In the satem languages — the eastern and northern branches — *ḱ* shifted forward, producing a sibilant:

- Sanskrit: *śatám* (शतम्) — Bopp himself placed this form at the centre of his comparative grammar - Avestan: *satəm* — the very word that gave the branch its name - Lithuanian: *šimtas* - Old Church Slavonic: *sŭto*, Russian *sto* (сто) - Albanian: *qind* (with its own later developments)

The isogloss is not a clean genealogical split — it is a contact phenomenon, a wave of palatalization that swept eastward through the family after the initial dispersal, leaving the western branches untouched. Modern scholarship treats centum/satem as an areal feature rather than a primary clade, but the terminology holds.

English Has Two Copies

English inherited the Germanic form and then, through Latin contact, acquired a second version of the same root. The result: two distinct families of words from one PIE etymon.

The Germanic stream gives *hundred* itself.

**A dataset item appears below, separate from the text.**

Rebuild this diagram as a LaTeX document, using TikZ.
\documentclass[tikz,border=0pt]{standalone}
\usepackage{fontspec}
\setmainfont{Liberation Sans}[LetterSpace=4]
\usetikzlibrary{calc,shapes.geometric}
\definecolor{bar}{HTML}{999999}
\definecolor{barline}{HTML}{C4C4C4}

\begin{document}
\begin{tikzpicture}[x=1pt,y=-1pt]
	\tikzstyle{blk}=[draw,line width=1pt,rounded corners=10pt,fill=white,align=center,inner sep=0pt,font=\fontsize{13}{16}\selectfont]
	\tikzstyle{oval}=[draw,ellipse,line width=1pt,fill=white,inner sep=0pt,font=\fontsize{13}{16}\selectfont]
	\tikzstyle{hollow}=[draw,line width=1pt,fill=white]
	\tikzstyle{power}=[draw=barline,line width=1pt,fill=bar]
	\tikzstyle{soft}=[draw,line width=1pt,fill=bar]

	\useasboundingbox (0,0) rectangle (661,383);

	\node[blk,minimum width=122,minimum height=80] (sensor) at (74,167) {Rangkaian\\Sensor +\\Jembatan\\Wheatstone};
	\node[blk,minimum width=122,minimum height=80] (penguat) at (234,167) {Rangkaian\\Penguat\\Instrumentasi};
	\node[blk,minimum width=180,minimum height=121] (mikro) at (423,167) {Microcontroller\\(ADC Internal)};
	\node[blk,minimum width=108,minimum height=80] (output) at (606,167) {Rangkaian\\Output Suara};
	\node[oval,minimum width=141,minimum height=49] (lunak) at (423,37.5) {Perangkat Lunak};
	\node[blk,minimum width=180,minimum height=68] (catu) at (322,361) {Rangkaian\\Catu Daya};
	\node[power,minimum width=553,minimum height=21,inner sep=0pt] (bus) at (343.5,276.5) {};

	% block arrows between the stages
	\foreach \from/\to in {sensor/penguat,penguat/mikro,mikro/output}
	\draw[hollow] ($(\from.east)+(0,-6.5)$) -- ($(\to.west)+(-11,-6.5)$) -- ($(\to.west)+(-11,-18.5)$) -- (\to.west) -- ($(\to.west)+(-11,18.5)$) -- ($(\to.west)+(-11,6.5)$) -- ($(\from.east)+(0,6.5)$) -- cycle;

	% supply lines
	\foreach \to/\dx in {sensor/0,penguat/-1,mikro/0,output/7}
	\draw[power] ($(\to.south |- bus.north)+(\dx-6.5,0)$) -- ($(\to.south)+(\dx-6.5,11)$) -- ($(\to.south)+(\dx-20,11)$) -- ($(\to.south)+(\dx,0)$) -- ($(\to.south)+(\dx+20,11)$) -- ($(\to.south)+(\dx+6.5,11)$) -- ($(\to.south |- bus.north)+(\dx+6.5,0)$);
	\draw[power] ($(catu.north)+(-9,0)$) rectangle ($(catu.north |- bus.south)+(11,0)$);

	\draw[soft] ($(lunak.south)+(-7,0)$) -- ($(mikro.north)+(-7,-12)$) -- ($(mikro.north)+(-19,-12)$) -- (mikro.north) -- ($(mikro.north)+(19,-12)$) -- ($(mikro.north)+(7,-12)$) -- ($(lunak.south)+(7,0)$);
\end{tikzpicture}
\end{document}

Old English had *hund* for the base concept; the full form *hundred* compounds *hund* with *-red*, from Proto-Germanic *\*raþjō* — meaning "reckoning" or "account." This *\*raþjō* is cognate with Old English *rǣdan*, "to advise, interpret, read," and with the modern verb *read*. To count hundreds was, in early Germanic, to make a reckoning by hundreds. The same *\*raþjō* appears in *kindred* (*cynn* + *rǣden*, "kin-reckoning") and in the administrative unit called the *hundred* in Anglo-Saxon law — a district assessed at roughly a hundred households or hides.

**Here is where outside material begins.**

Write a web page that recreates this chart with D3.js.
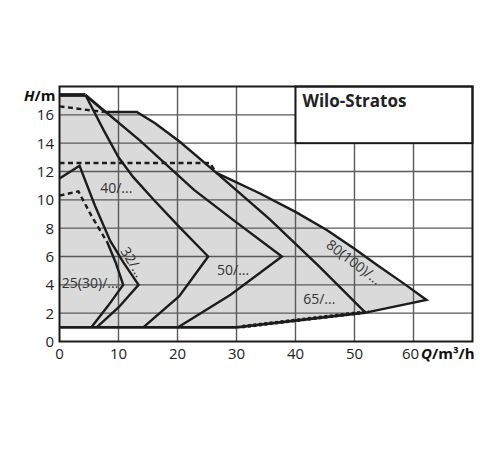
<!DOCTYPE html>
<html>
<head>
  <meta charset="utf-8">
  <script src="https://d3js.org/d3.v7.min.js"></script>
  <title>Wilo-Stratos</title>
  <style>
    body { margin: 0; background: #fff; }
    text { font-family: "Open Sans", "Noto Sans", sans-serif; }
  </style>
</head>
<body>
<script>

  // ticks
  var xTicks = [0, 10, 20, 30, 40, 50, 60];
  var yTicks = [0, 2, 4, 6, 8, 10, 12, 14, 16];

  // curves, [Q m3/h, H m]
  var curve25Dash = [[0, 10.3], [3.2, 10.6], [5.5, 8.8], [8.1, 7.0]];
  var curve25 = [[8.1, 7.0], [9.5, 5.6], [10.8, 4], [8.2, 2.5], [5.4, 1]];
  var curve32 = [[0, 11.5], [3.4, 12.4], [6.0, 9.6], [8.6, 7.1], [10.8, 5.6], [13.4, 4], [10, 2.4], [6.3, 1]];
  var curve40 = [[4.4, 17.4], [7.5, 14.9], [10, 13], [12.5, 11.6], [16.2, 9.9], [20.5, 8.0], [25.2, 6], [20.3, 3.2], [14.2, 1]];
  var curve50 = [[4.4, 17.4], [13.6, 14.2], [22.8, 10.7], [29.7, 8.5], [37.7, 6], [29, 3.3], [20.1, 1]];
  var curve65Dash = [[0, 16.6], [7.5, 16.2]];
  var curve65 = [[4.4, 17.4], [7.7, 16.2], [13.1, 16.2], [16.2, 15.4], [20.4, 14.1], [26.6, 11.9], [35.7, 8.6], [44, 5.3], [51.8, 2.06]];
  var curve80Dash = [[0, 12.6], [25.5, 12.6], [26.6, 11.9]];
  var curve80 = [[26.6, 11.9], [34, 10.45], [40, 9.15], [45.3, 7.87], [50, 6.55], [54, 5.35], [58.5, 4.05], [62.2, 2.93], [52.1, 2.06]];
  var topLine = [[0, 17.4], [4.4, 17.4]];
  var minLine = [[0, 1], [30, 1], [52.1, 2.06]];
  var minDash = [[31, 1.05], [52.4, 2.1]];

  // grey area covered by all pumps
  var envelope = [[0, 1], [0, 17.4], [4.4, 17.4], [7.7, 16.2], [13.1, 16.2], [16.2, 15.4], [20.4, 14.1],
                  [26.6, 11.9], [34, 10.45], [40, 9.15], [45.3, 7.87], [50, 6.55], [54, 5.35], [58.5, 4.05],
                  [62.2, 2.93], [52.1, 2.06], [30, 1]];

  // size labels
  var labels = [
    {text: "25(30)/...", q: 0.4, h: 3.8, rot: 0},
    {text: "32/...", q: 12.4, h: 5.6, rot: 58},
    {text: "40/...", q: 6.9, h: 10.5, rot: 0},
    {text: "50/...", q: 26.7, h: 4.7, rot: 0},
    {text: "65/...", q: 41.3, h: 2.65, rot: 0},
    {text: "80(100)/...", q: 49.9, h: 5.6, rot: 37}
  ];

  var width = 500, height = 450;

  var x = d3.scaleLinear().domain([0, 70]).range([59.5, 472.5]);
  var y = d3.scaleLinear().domain([0, 18]).range([341.5, 86.5]);

  var svg = d3.select("body").append("svg")
      .attr("width", width)
      .attr("height", height);

  var line = d3.line()
      .x(function(d) { return x(d[0]); })
      .y(function(d) { return y(d[1]); });

  // envelope fill
  svg.append("path")
      .attr("d", line(envelope) + "Z")
      .style("fill", "#dadada")
      .style("stroke", "none");

  // grid
  svg.append("g").selectAll("line")
      .data(xTicks.slice(1))
      .enter().append("line")
      .attr("x1", function(d) { return x(d); })
      .attr("x2", function(d) { return x(d); })
      .attr("y1", y(0))
      .attr("y2", y(18))
      .style("stroke", "#5a5a5a")
      .style("stroke-width", 1.4);

  svg.append("g").selectAll("line")
      .data(yTicks.slice(1))
      .enter().append("line")
      .attr("x1", x(0))
      .attr("x2", x(70))
      .attr("y1", function(d) { return y(d); })
      .attr("y2", function(d) { return y(d); })
      .style("stroke", "#5a5a5a")
      .style("stroke-width", 1.4);

  // title box
  svg.append("rect")
      .attr("x", x(40))
      .attr("y", y(18))
      .attr("width", x(70) - x(40))
      .attr("height", y(14) - y(18))
      .style("fill", "#fff")
      .style("stroke", "#1a1a1a")
      .style("stroke-width", 2);

  svg.append("text")
      .attr("x", x(40) + 7)
      .attr("y", y(18) + 20)
      .style("font-size", "17px")
      .style("font-weight", "bold")
      .style("fill", "#222")
      .text("Wilo-Stratos");

  // curves
  function drawCurve(data, w, dash) {
    svg.append("path")
        .attr("d", line(data))
        .style("fill", "none")
        .style("stroke", "#1c1c1c")
        .style("stroke-width", w)
        .style("stroke-linejoin", "miter")
        .style("stroke-dasharray", dash ? dash : null);
  }

  drawCurve(curve25Dash, 2.4, "5,3.5");
  drawCurve(curve25, 2.4);
  drawCurve(curve32, 2.4);
  drawCurve(curve40, 2.4);
  drawCurve(curve50, 2.4);
  drawCurve(curve65Dash, 2.4, "5,3.5");
  drawCurve(curve65, 2.4);
  drawCurve(curve80Dash, 2.4, "5,3.5");
  drawCurve(curve80, 2.4);
  drawCurve(topLine, 3.8);
  drawCurve(minLine, 2.8);
  drawCurve(minDash, 3.6, "3,2.5");

  // frame
  svg.append("rect")
      .attr("x", x(0))
      .attr("y", y(18))
      .attr("width", x(70) - x(0))
      .attr("height", y(0) - y(18))
      .style("fill", "none")
      .style("stroke", "#1a1a1a")
      .style("stroke-width", 2);

  // tick labels
  svg.append("g").selectAll("text")
      .data(xTicks)
      .enter().append("text")
      .attr("x", function(d) { return d == 60 ? x(d) - 3 : x(d); })
      .attr("y", 359)
      .attr("text-anchor", "middle")
      .style("font-size", "15px")
      .style("fill", "#222")
      .text(function(d) { return d; });

  svg.append("g").selectAll("text")
      .data(yTicks)
      .enter().append("text")
      .attr("x", 54)
      .attr("y", function(d) { return y(d); })
      .attr("dy", "0.36em")
      .attr("text-anchor", "end")
      .style("font-size", "15px")
      .style("fill", "#222")
      .text(function(d) { return d; });

  // axis names
  var hName = svg.append("text")
      .attr("x", 24)
      .attr("y", 101)
      .style("font-size", "15px")
      .style("font-weight", "bold")
      .style("fill", "#111");
  hName.append("tspan").style("font-style", "italic").text("H");
  hName.append("tspan").text("/m");

  var qName = svg.append("text")
      .attr("x", 421)
      .attr("y", 359)
      .style("font-size", "15px")
      .style("font-weight", "bold")
      .style("fill", "#111");
  qName.append("tspan").style("font-style", "italic").text("Q");
  qName.append("tspan").text("/m³/h");

  // size labels
  svg.append("g").selectAll("text")
      .data(labels)
      .enter().append("text")
      .attr("transform", function(d) {
        return "translate(" + x(d.q) + "," + y(d.h) + ") rotate(" + d.rot + ")";
      })
      .attr("text-anchor", function(d) { return d.rot ? "middle" : "start"; })
      .attr("dy", function(d) { return d.rot ? "0.35em" : 0; })
      .style("font-size", "14px")
      .style("fill", "#333")
      .text(function(d) { return d.text; });

</script>
</body>
</html>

The Latin stream enters through Norman French and clerical Latin, giving English: - *century* — a span of a hundred years, or a Roman military unit of (nominally) a hundred men - *cent* — one hundredth of a dollar - *percent* — Latin *per centum*, "by the hundred" - *centenary*, *centennial*, *centurion*, *centimeter*, *centigram* - *centum* itself, used as a technical term in linguistics

The two families sit side by side, native and borrowed, one from Tacitus's Germania and one from Caesar's legions.

Why Numbers Survive

Low numerals — one through ten, and the round numbers built from them — are among the most stable vocabulary items any language carries. They resist borrowing. They resist semantic drift. They are too embedded in daily transaction, too woven into the counting of livestock, harvests, soldiers, and days, to be displaced by a neighbour's word.

Bopp's genius was to see that when Sanskrit *śatám*, Greek *hekaton*, Latin *centum*, and Gothic *hund* all pointed back to the same reconstructed form, the argument for common descent became unanswerable. Numbers were his anchor. They survive conquest, christianization, and creolization in ways that other vocabulary does not. The word for hundred has now been spoken continuously for perhaps six thousand years, mutating in its consonants but constant in its arithmetic.